Oriel has built a managed cloud gateway product on AWS, based on Riverbed technology at the customer’s site. "That provides a clean, secure and encrypted replication of backups and starts to do away with tape and we put all that info into AWS cloud. We have a large bank come onboard with that solution and we see an opportunity in mid(-tier) to enterprise space with people wanting to do away with tapes in their infrastructure."
That’s not to say that Oriel has ripped out its own infrastructure. As an example of the continued need for hybrid solutions, Oriel maintains its HP equipment for customers who have bespoke requirements, applications or operating systems that won’t sit on public cloud. This led Oriel to form an eight-developer team to help customers manage their IT, Fydler says.
"We’re putting a lot of investment into a front-end portal that gives the customer one view, whether [their workloads are] sitting at AWS or Oriel or their site, they can see that infrastructure."
Fydler says one of the biggest changes at Oriel was its own cultural transformation, which included pooling software developers and IT operations technicians into a "DevOps" team.

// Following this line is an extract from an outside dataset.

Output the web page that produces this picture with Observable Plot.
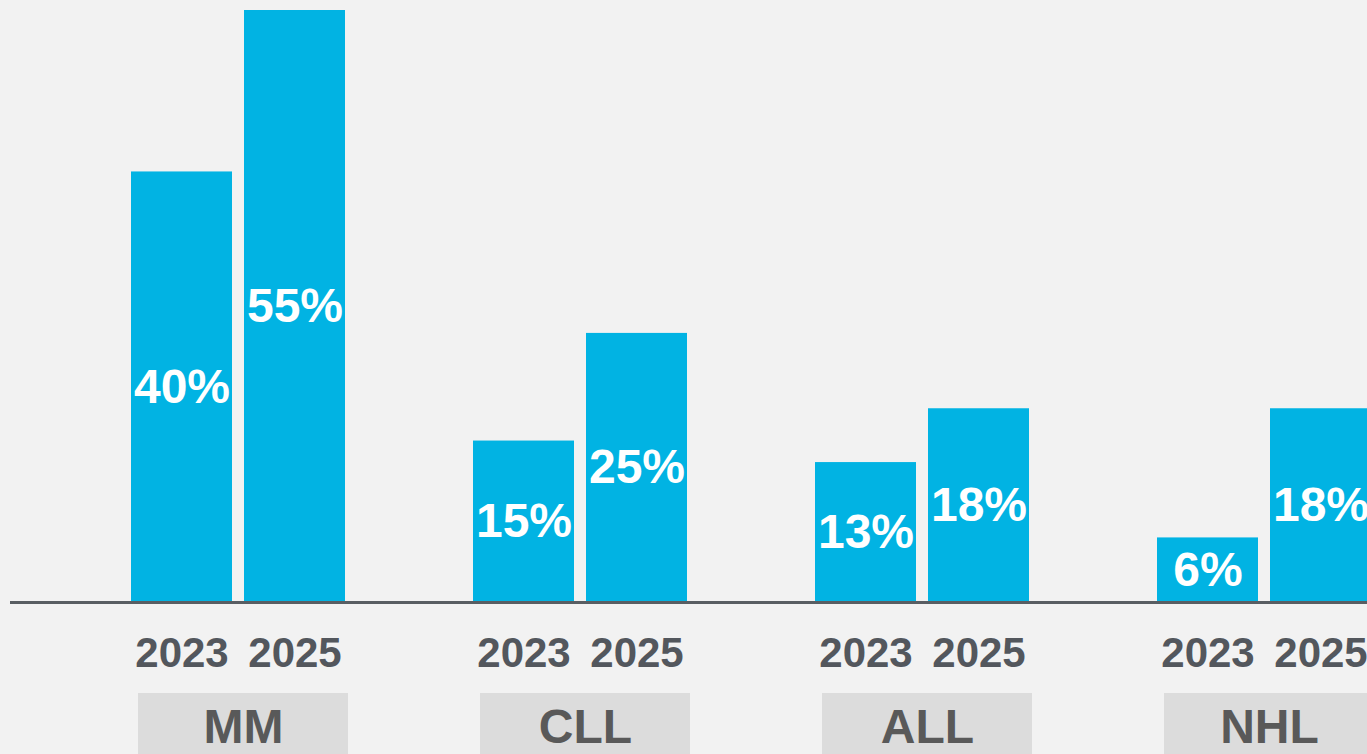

"It’s been quite difficult. Culturally understanding it now, it’s not about building something and walking away – it’s about managing. In instilling ITIL into our service desk, we can understand the things we need to get right.
"Constant reinforcement is the key. We had to constantly remind ourselves that the business was changing and how we think about customers is changing," he says.
Andrew Sjoquist, CEO and founder of Sydney IT service provider ASE, says customers also have an innovation, which is why they turn to MSPs.
"So many IT managers arestill buried in the day-to-day operation of keeping servers up and patching," Sjoquist says.
"Once they get relief from that quagmire, the ability to look around and see what else is possible, like mobile apps, [helps them] to change the status and stigma of IT in organisations."
"We’re looking at an IT manager who spends 80 per cent of their budget on keeping the lights on. We’re working to get it down to 50 percent so we free up their IT budget to advance the business rather than doing housekeeping."